Saya ingin memberikan sebuah contoh penyimpangan antara fundamental dan harga saham: (Perusahaannya real di BEI tapi maaf kode sahamnya saya samarkan karena ada conflict of interest dengan klien pengelolaan dana Arvest)

 

Perusahaan Otomotif “MOTO”

Pada kurun waktu 2022-2024, MOTO memiliki kinerja yang cemerlang:

  • Meningkatkan penjualan sebesar 11%
  • Meningkatkan laba kotor sebesar 20,8%
  • Meningkatkan EBIT sebesar 181%
  • Salah satu divisi bisnisnya, meraih market share no. 1 dengan 45% market share naik dari sebelumnya no. 3 di 2019
  • Free Cash Flow-nya selama 2 tahun berturut-turut positif dan kami yakin di tahun depan juga akan positif
  • Zero-Debt
  • Perputaran kas-nya sangat cepat kurang dari 20 hari


MOTO mencapai hasil-hasil yang mencetak rekor ini sambil melakukan re-investasi free cash flow-nya membangun anak usaha yang menawarkan pengalaman terbaik ke konsumen ketika bebelanja ke semua cabang tokonya baik secara offline maupun online atau kombinasi keduanya, sambil tetap menjaga transparansi dan service yang tak tertandingi bagi konsumen sehingga trust konsumen tetap terjaga atau bahkan meningkat.

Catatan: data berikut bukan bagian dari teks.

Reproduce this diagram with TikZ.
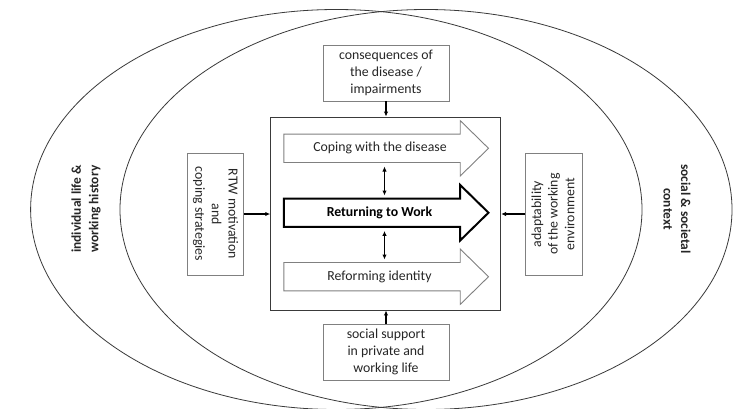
\documentclass[tikz,border=0pt]{standalone}
\usepackage{fontspec}
\setmainfont{Carlito}
\usetikzlibrary{shapes.geometric,arrows.meta,calc}

\definecolor{inkline}{HTML}{3A3A3A}
\definecolor{boxline}{HTML}{808080}
\definecolor{txt}{HTML}{262626}

\tikzset{
  body/.style={font=\fontsize{13.8}{16.7}\selectfont, text=txt},
  ring/.style={ellipse, draw=inkline, line width=0.8pt, inner sep=0pt},
  factor/.style={draw=boxline, line width=0.9pt, fill=white, inner sep=0pt, align=center, body},
  shaft/.style={minimum width=176pt, minimum height=28pt, inner sep=0pt},
  hollow/.style={draw=boxline, line width=0.9pt, fill=white, line join=miter},
  boldarrow/.style={draw=black, line width=2pt, fill=white, line join=miter},
  link/.style={draw=black, line width=1.3pt, -{Latex[length=5pt,width=4.5pt]}},
  duallink/.style={draw=black, line width=1.3pt, {Latex[length=5pt,width=4.5pt]}-{Latex[length=5pt,width=4.5pt]}},
  context/.style={font=\fontsize{13.4}{17.5}\selectfont\bfseries, text=txt, align=center, inner sep=0pt}
}

\begin{document}
\begin{tikzpicture}[x=1pt, y=-1pt]
  \useasboundingbox (0,0) rectangle (742,408);
  \clip (0,0) rectangle (742,408);
  \fill[white] (0,0) rectangle (742,408);

  % the two overlapping context rings
  \node[ring, minimum width=611.4pt, minimum height=400pt] (lifering) at (336.3,209.5) {};
  \node[ring, minimum width=612pt, minimum height=400pt] (socring) at (426,209.5) {};

  % ring labels
  \node[context, rotate=90] (history) at (86,209) {individual life \&\\working history};
  \node[context, rotate=-90] (society) at (677,209) {social \& societal\\context};

  % central frame
  \node[draw=inkline, line width=0.9pt, minimum width=230pt, minimum height=193pt, inner sep=0pt] (core) at (385.7,213.5) {};

  % process arrows (shafts as named nodes, heads drawn around them)
  \node[shaft] (cope) at (372,148.3) {};
  \node[shaft] (rtw) at (372,212.7) {};
  \node[shaft] (reform) at (372,276.7) {};

  \draw[hollow] (cope.north west) -- (cope.north east) -- ([yshift=13.5pt]cope.north east)
    -- ([xshift=28.3pt]cope.east) -- ([yshift=-13.5pt]cope.south east) -- (cope.south east)
    -- (cope.south west) -- cycle;
  \draw[hollow] (reform.north west) -- (reform.north east) -- ([yshift=13.5pt]reform.north east)
    -- ([xshift=28.3pt]reform.east) -- ([yshift=-13.5pt]reform.south east) -- (reform.south east)
    -- (reform.south west) -- cycle;
  \draw[boldarrow] (rtw.north west) -- (rtw.north east) -- ([yshift=13.5pt]rtw.north east)
    -- ([xshift=28.3pt]rtw.east) -- ([yshift=-13.5pt]rtw.south east) -- (rtw.south east)
    -- (rtw.south west) -- cycle;

  \node[body] (copetext) at (380,148.3) {Coping with the disease};
  \node[body, font=\fontsize{13.8}{16.7}\selectfont\bfseries, text=black] (rtwtext) at (379.5,212.7) {Returning to Work};
  \node[body] (reformtext) at (379.5,276.7) {Reforming identity};

  % links between the process arrows
  \coordinate (mid) at (384.5,0);
  \draw[duallink, shorten >=3pt, shorten <=4pt] (cope.south -| mid) -- (rtw.north -| mid);
  \draw[duallink, shorten >=3pt, shorten <=4pt] (rtw.south -| mid) -- (reform.north -| mid);

  % influencing factors
  \node[factor, minimum width=126pt, minimum height=56pt] (impair) at (386,73)
    {consequences of\\the disease /\\impairments};
  \node[factor, minimum width=126pt, minimum height=56pt] (support) at (386,352)
    {social support\\in private and\\working life};
  \node[factor, minimum width=56pt, minimum height=122pt] (motiv) at (215.3,214)
    {\rotatebox{-90}{\begin{tabular}{@{}c@{}}RTW motivation\\and\\coping strategies\end{tabular}}};
  \node[factor, minimum width=57pt, minimum height=122pt] (adapt) at (554.4,214)
    {\rotatebox{90}{\begin{tabular}{@{}c@{}}adaptability\\of the working\\environment\end{tabular}}};

  % factor links into the central frame
  \draw[link] (impair.south) -- (impair.south |- core.north);
  \draw[link] (support.north) -- (support.north |- core.south);
  \draw[link] (motiv.east) -- (motiv.east -| core.west);
  \draw[link] (adapt.west) -- (adapt.west -| core.east);
\end{tikzpicture}
\end{document}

Jika itu terdengar mengesankan, saya pun setuju. Lalu bagaimana kinerja harga saham MOTO sejauh tahun ini? Turun hampir 40% sejak titik tertingginya di Juli 2023 hingga Januari 2025 ini!

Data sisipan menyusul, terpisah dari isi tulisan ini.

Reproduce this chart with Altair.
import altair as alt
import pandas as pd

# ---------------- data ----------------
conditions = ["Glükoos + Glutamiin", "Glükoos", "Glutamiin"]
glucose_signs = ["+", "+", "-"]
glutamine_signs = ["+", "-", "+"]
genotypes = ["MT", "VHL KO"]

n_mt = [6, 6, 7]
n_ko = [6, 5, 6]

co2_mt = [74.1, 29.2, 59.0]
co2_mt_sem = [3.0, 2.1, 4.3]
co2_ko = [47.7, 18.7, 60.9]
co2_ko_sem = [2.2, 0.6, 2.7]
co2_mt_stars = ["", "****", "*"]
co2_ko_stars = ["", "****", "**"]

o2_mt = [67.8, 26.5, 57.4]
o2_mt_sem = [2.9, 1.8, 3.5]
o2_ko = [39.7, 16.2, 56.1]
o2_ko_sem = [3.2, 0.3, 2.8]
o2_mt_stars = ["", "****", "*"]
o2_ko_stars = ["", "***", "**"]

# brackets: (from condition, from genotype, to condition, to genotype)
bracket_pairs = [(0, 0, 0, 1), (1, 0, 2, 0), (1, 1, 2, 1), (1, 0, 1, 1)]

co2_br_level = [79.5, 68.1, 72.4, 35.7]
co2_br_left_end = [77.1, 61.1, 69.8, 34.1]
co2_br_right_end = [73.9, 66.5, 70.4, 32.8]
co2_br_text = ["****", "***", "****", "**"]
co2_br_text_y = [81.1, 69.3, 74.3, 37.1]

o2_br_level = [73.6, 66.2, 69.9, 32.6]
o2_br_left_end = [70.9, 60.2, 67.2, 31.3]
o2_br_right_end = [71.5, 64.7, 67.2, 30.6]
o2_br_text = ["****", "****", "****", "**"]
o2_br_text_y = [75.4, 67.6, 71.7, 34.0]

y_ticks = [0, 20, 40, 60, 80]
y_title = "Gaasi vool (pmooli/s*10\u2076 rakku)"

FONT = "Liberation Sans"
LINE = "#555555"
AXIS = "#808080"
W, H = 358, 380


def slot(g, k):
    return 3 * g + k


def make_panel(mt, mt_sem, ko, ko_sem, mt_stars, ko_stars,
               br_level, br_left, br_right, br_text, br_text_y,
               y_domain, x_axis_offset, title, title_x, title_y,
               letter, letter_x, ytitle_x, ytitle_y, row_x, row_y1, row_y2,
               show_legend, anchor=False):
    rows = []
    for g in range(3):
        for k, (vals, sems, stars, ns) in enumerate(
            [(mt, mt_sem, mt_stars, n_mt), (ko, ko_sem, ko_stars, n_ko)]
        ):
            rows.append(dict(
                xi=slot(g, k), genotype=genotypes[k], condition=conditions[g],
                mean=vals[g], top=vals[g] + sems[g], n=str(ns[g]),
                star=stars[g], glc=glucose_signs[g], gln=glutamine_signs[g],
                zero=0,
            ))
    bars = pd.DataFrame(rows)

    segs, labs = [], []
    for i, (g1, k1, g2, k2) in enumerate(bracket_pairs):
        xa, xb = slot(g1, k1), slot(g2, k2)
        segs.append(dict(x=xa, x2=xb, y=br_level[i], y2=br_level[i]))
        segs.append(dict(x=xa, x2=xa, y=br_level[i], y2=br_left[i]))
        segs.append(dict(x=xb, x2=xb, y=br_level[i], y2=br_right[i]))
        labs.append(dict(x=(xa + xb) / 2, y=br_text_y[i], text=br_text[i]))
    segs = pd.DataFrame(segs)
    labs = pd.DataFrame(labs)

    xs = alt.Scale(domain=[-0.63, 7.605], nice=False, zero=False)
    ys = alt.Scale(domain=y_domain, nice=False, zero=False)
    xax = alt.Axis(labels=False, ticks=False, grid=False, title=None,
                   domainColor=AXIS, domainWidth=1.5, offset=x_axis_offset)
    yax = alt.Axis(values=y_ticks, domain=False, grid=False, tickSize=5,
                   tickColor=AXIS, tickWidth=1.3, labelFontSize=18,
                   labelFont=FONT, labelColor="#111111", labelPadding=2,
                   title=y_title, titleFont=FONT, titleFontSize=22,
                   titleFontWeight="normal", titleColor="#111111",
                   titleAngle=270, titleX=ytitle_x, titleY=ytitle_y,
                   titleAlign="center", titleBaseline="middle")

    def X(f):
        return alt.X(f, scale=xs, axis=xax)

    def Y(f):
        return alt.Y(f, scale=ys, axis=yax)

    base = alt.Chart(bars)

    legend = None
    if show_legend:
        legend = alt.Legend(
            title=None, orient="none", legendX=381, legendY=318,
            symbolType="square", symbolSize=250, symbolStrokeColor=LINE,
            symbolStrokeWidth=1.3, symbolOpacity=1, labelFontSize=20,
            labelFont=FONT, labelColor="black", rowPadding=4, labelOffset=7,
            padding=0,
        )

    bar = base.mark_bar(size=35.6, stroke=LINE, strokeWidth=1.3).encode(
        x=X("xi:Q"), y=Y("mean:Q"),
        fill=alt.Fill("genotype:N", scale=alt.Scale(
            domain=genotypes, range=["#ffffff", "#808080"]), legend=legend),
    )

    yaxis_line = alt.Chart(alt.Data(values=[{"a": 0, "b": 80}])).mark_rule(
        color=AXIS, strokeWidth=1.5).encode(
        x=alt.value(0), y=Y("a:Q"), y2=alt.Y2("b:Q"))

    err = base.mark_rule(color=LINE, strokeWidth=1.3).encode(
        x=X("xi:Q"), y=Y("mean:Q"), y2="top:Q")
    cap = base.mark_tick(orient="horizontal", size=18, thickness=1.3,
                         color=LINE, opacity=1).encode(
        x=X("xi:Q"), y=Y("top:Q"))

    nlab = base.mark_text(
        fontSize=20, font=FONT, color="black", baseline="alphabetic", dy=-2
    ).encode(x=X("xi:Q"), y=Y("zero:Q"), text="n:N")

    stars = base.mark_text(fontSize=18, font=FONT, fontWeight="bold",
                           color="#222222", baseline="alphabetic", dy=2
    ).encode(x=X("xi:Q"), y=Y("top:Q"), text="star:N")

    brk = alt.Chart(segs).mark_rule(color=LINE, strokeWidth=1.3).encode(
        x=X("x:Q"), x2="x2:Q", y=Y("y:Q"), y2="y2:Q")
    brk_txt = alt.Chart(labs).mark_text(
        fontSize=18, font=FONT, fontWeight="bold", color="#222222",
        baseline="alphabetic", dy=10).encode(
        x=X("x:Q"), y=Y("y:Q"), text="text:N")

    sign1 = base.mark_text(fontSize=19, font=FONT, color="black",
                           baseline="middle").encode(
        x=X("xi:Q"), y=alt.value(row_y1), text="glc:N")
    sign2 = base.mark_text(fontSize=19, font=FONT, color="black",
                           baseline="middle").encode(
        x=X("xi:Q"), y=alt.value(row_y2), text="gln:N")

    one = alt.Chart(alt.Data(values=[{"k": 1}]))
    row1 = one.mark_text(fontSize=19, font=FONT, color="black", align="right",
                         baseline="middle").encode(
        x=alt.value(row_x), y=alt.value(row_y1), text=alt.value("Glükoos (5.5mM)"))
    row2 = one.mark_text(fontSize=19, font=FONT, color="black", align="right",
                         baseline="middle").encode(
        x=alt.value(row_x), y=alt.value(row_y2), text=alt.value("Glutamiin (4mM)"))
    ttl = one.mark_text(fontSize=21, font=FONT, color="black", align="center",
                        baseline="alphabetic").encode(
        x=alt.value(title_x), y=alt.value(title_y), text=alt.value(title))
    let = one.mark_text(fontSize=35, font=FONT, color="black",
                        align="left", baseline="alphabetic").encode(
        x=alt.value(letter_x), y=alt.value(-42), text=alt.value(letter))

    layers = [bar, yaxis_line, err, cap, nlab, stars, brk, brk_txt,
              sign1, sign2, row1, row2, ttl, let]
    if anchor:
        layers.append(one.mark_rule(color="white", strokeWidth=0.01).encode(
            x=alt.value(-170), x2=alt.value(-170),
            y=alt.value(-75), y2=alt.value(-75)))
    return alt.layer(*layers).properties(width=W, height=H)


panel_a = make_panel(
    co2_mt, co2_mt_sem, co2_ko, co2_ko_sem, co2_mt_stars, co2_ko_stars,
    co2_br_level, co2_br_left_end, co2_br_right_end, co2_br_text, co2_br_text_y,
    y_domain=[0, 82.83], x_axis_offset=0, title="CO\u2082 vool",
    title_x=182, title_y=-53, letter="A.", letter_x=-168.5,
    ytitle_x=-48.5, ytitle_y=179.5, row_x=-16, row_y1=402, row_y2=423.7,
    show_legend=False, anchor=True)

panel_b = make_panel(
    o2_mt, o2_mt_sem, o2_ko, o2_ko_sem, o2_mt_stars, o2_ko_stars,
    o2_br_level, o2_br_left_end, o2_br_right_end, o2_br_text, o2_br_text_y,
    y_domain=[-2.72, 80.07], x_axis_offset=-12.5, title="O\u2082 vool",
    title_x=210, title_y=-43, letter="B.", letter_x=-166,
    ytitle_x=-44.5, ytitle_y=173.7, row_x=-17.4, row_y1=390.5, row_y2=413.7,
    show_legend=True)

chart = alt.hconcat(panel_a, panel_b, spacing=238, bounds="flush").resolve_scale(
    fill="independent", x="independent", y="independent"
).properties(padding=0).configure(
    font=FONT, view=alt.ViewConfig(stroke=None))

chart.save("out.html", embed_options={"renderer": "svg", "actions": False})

Harga saham seringkali menggambarkan cerminan dari kondisi masa depan, bukan masa lalu dan saya memahami bahwa penurunan harga saham pada akhir 2024 hingga awal 2025 sekarang ini berkaitan dengan kekhawatiran pasar tentang memburuknya kondisi makroekonomi dalam jangka pendek. Namun, itu tidak membatalkan poin utamanya, yaitu bahwa saya percaya sebuah bisnis akan semakin bernilai seiring dengan kualitas fundamentalnya yang terus bertumbuh. Ironisnya, jika MOTO seandainya bukan perusahaan publik, melainkan perusahaan privat, valuasinya mungkin dengan pantas dihargai lebih tinggi apabila perusahaan itu dijual. Namun, ironi inilah yang menjadi peluang besar di perusahaan publik yang disebabkan oleh perilaku Mr. Market.


Semoga ilustrasi ini menunjukkan mengapa Arvest tetap menjadi believer terhadap kualitas fundamental bisnis terutama bisnis-bisnis tempat kami berinvestasi dan inilah yang menjadi fokus utama saya baik sebagai investor secara pribadi maupun sebagai portfolio manager. Kami berupaya membiarkan pasar saham melayani kami ketika fundamental dan harga saham sebuah bisnis menyimpang. Inilah cara terbaik untuk mengaktifkan The Power Of Compounding.